El principal obstáculo que tenemos en México en materia económica es que somos sumamente improductivos. Trabajamos más horas al año que prácticamente cualquier otro país de la OCDE, pero producimos menos. En un documento de trabajo de Julio Leal para el Banco de México (2015), veía que la productividad de los mexicanos en el sector automotor ronda el 20 por ciento comparado con Estados Unidos; en construcción, 25 por ciento; un poco mejor en el comercio al menudeo. Si consideramos que el valor equivalente del dólar en México (por paridad de poder adquisitivo) es del doble, entonces los salarios en los sectores mencionados deben ser entre 8 y 10 veces menores que en Estados Unidos.
Ya alguna vez lo habíamos comentado aquí, utilizando datos de otra fuente, pero con el mismo resultado. Si queremos que los salarios sean mejores en México, es indispensable que seamos más productivos. Al respecto, Santiago Levy ha insistido desde hace algún tiempo en que parte del problema de improductividad tiene que ver con empresas demasiado pequeñas. Aunque a los políticos les encanta hablar de micro y pequeñas empresas, la verdad es que se trata de organizaciones muy improductivas, que apenas le permiten a quienes participan en ellas obtener ingresos equivalentes a los más bajos de la economía formal. Precisamente por eso son parte de la informalidad. Estas pequeñísimas empresas no tienen acceso a créditos razonables, no pueden conseguir insumos de calidad, sufren para moverse en el mercado, y sus participantes no tienen mayor conocimiento de temas fundamentales para la empresa, empezando por la contabilidad.
Es de celebrar el gran ímpetu emprendedor de millones de mexicanos que se lanzan a crear y mantener esas empresas, pero también es importante reconocer que es un esfuerzo mayormente desperdiciado. Algunas personas con capacidades innatas logran tener un éxito envidiable, pero la mayoría sufre para apenas mantenerse.
Incrementar la productividad exige tres elementos. Primero, competencia económica. Sin ella, nadie busca mejorar, porque tiene un mercado cautivo al que puede venderle al precio que sea. Vaya usted a una comunidad rural, alejada, y encontrará una tiendita que vende todo al doble de lo que costaría en la ciudad más cercana. Es un pequeño monopolio, abusando de su clientela. No necesita usted pensar en Pemex o Telcel para eso. El mayor costo de la falta de competencia en México lo pagan los más pobres, a través de este mecanismo, y otros más.
El segundo elemento es el capital. Sin inversión no se puede competir de verdad. Pero la inversión se mueve de acuerdo con un análisis muy simple: riesgo-rendimiento. En donde el riesgo es bajo, la inversión llega aunque sea con rendimientos igualmente bajos.
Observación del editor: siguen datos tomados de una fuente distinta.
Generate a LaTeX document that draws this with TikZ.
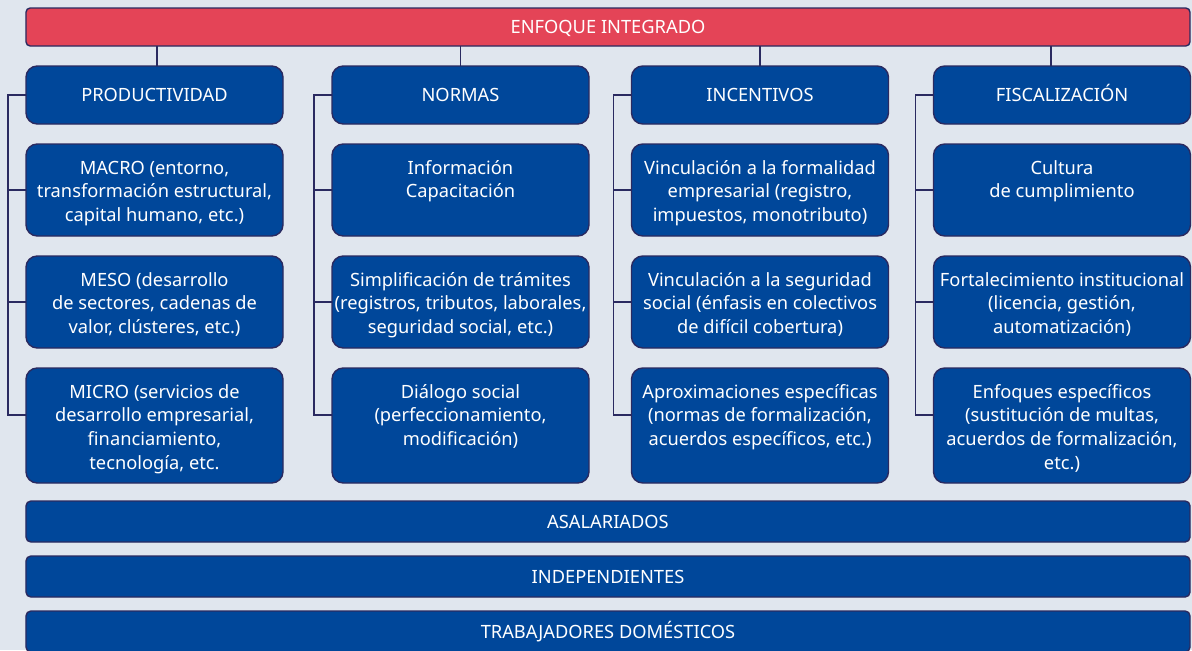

Si el riesgo es elevado, entonces no habrá inversión a menos que los rendimientos crezcan de manera desproporcionada. Justamente ése ha sido el problema de México desde hace mucho. Sin un Estado de derecho en forma, es decir sin reglas claras, la única inversión será aquélla que pueda obtener rendimientos extraordinarios. Por no tener reglas claras, durante todo el siglo 20 estuvimos fomentando monopolios de todo tipo, que le dieran a esos inversionistas esas ganancias extraordinarias.
Finalmente, el capital humano. Educación, pero no sólo la que se recibe en la escuela, mejor llamada instrucción. Es también aprender a relacionarse con los demás, a comunicarse de forma efectiva, a ser líder en diferentes grupos, a dominar el oficio, cualquiera que éste sea.
En resumen, para tener crecimiento económico e ingresos razonables para todos, debemos impulsar esos tres temas: competencia económica, inversión y educación. Tres temas que dependen de contar con reglas claras, aplicables a todos, y con un sistema educativo orientado al desarrollo personal: al liderazgo, no a la mediocridad.